# Einstein solid degree of freedom

I was studying from Schroeder's thermal physics book. When it talks about Einstein solids it says that they have 2 degrees of freedom thus $$U=NkT$$

However, I thought when we talk about Einstein solids, we think about harmonic oscillator that oscillates in 3 dimensions. Thus I was expecting Einstein solids to have $$U=3NkT$$ degree of freedom (3 from position space 3 from momentum space).

What is the correct interpretation of 2 degrees of freedom in Einstein solids?

Note: I might be making a big mistake as I have not taken thermo course in my degree yet, and I am studying all by myself.

Note 2: I know that my approach is flawed as $$U=NkT$$ result can be obtained from entropy function of Einstein solid. I'm just trying to use Equipartition theorem

• What page are you referring to? – Aaron Stevens Aug 16 '19 at 22:30
• page can different from edition to edition but it is under chapter 3.2 in the sub-chapter that follows "silly analogy" . In my edition it is page 91 – GGphys Aug 16 '19 at 22:34

Each atom is considered to be three oscillators. So each oscillator is actually a 1D oscillator with two degrees of freedom.

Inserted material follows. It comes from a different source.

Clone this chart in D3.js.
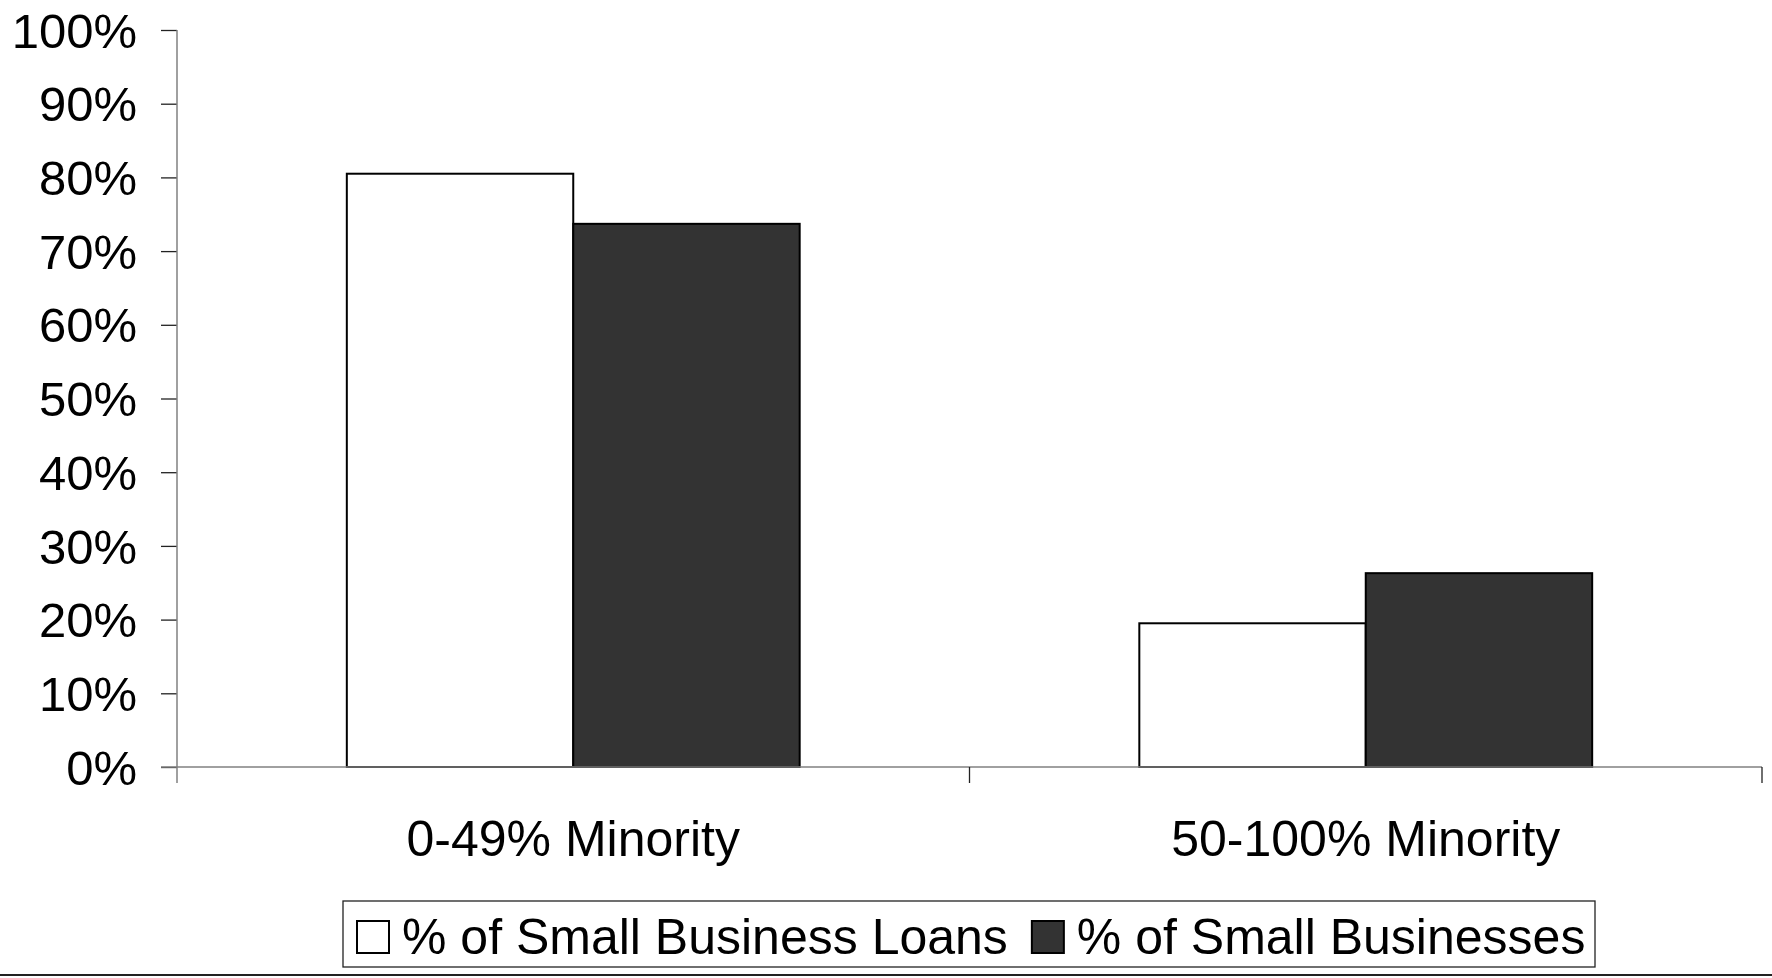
<!DOCTYPE html>
<html>
<head>
<meta charset="utf-8">
<script src="https://cdn.jsdelivr.net/npm/d3@7"></script>
<style>
  html, body { margin: 0; padding: 0; background: #ffffff; }
  svg { display: block; font-family: "Liberation Sans", Arial, sans-serif; }
</style>
</head>
<body>
<svg id="chart" width="1772" height="978"></svg>
<script>
// Share of small business loans vs. share of small businesses, by tract minority level
const categories = ["0-49% Minority", "50-100% Minority"];
const seriesNames = ["% of Small Business Loans", "% of Small Businesses"];
const loansPct = [80.5, 19.5];
const businessesPct = [73.7, 26.3];
const yTicks = [0, 10, 20, 30, 40, 50, 60, 70, 80, 90, 100];
const seriesColors = ["#ffffff", "#333333"];

const width = 1772, height = 978;
const plot = { left: 177, right: 1762, top: 30, bottom: 767 };

const svg = d3.select("#chart");

const rows = categories.map((c, i) => ({ category: c, values: [loansPct[i], businessesPct[i]] }));

const x0 = d3.scaleBand().domain(categories).range([plot.left, plot.right]).paddingInner(0).paddingOuter(0);
// Gap width of 150% between clusters: bar = band / 3.5
const barW = x0.bandwidth() / 3.5;
const x1 = d3.scaleBand().domain([0, 1]).range([0, barW * 2]);
const y = d3.scaleLinear().domain([0, 100]).range([plot.bottom, plot.top]);

// Bars
const groups = svg.append("g").selectAll("g").data(rows).join("g")
  .attr("transform", d => `translate(${x0(d.category) + (x0.bandwidth() - barW * 2) / 2},0)`);
groups.selectAll("rect").data(d => d.values.map((v, k) => ({ v, k }))).join("rect")
  .attr("x", d => x1(d.k))
  .attr("y", d => y(d.v))
  .attr("width", x1.bandwidth())
  .attr("height", d => y(0) - y(d.v))
  .attr("fill", d => seriesColors[d.k])
  .attr("stroke", "#000")
  .attr("stroke-width", 2);

// Y axis
const yAxis = d3.axisLeft(y).tickValues(yTicks).tickFormat(d => d + "%").tickSize(16).tickPadding(24);
const gy = svg.append("g").attr("transform", `translate(${plot.left},0)`).call(yAxis);
gy.select(".domain").remove();
gy.selectAll(".tick line").attr("stroke", "#222").attr("stroke-width", 1.3);
gy.selectAll(".tick text").attr("font-size", 49).attr("fill", "#000")
  .attr("font-family", "'Liberation Sans', Arial, sans-serif").attr("dy", "0.35em");
svg.append("line").attr("x1", plot.left).attr("x2", plot.left)
  .attr("y1", plot.top).attr("y2", plot.bottom + 16)
  .attr("stroke", "#808080").attr("stroke-width", 1.5);

// X axis baseline and category separators
svg.append("line").attr("x1", plot.left - 16).attr("x2", plot.right)
  .attr("y1", plot.bottom).attr("y2", plot.bottom)
  .attr("stroke", "#808080").attr("stroke-width", 1.5);
const sepX = categories.map(c => x0(c) + x0.bandwidth());
svg.append("g").selectAll("line").data(sepX).join("line")
  .attr("x1", d => d).attr("x2", d => d)
  .attr("y1", plot.bottom).attr("y2", plot.bottom + 16)
  .attr("stroke", "#222").attr("stroke-width", 1.3);

// Category labels
svg.append("g").selectAll("text").data(categories).join("text")
  .attr("x", d => x0(d) + x0.bandwidth() / 2)
  .attr("y", 856)
  .attr("text-anchor", "middle")
  .attr("font-size", 50)
  .attr("fill", "#000")
  .text(d => d);

// Legend
const legend = svg.append("g");
legend.append("rect")
  .attr("x", 343).attr("y", 901).attr("width", 1252).attr("height", 66)
  .attr("fill", "#fff").attr("stroke", "#222").attr("stroke-width", 1.3);
let cursor = 357;
seriesNames.forEach((name, k) => {
  legend.append("rect")
    .attr("x", cursor).attr("y", 921).attr("width", 32).attr("height", 32)
    .attr("fill", seriesColors[k]).attr("stroke", "#000").attr("stroke-width", 2);
  const t = legend.append("text")
    .attr("x", cursor + 45).attr("y", 954)
    .attr("font-size", 50).attr("fill", "#000")
    .text(name);
  cursor = cursor + 45 + t.node().getComputedTextLength() + 24;
});

// Bottom rule across the figure
svg.append("line").attr("x1", 0).attr("x2", width)
  .attr("y1", 975).attr("y2", 975)
  .attr("stroke", "#222").attr("stroke-width", 2);
</script>
</body>
</html>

Therefore, $$N$$ represents the number of 1D oscillators in the Einstein solid (i.e. there are $$N/3$$ atoms in the solid). This is explained in chapter 2 of the book.
Therefore, to get to what you were thinking, just use that the number of atoms $$n$$ relates to the number of oscillators $$N$$ by $$n=N/3$$. Therefore we have $$U=NkT=3nkT$$
Note that this doesn't mean that an Einstein solid has two degrees of freedom like you are proposing the book says. Each 1D oscillator (atom) has $$2$$ ($$6$$) degrees of freedom. Therefore the entire Einstein solid has $$2N$$ ($$6n$$) degrees of freedom.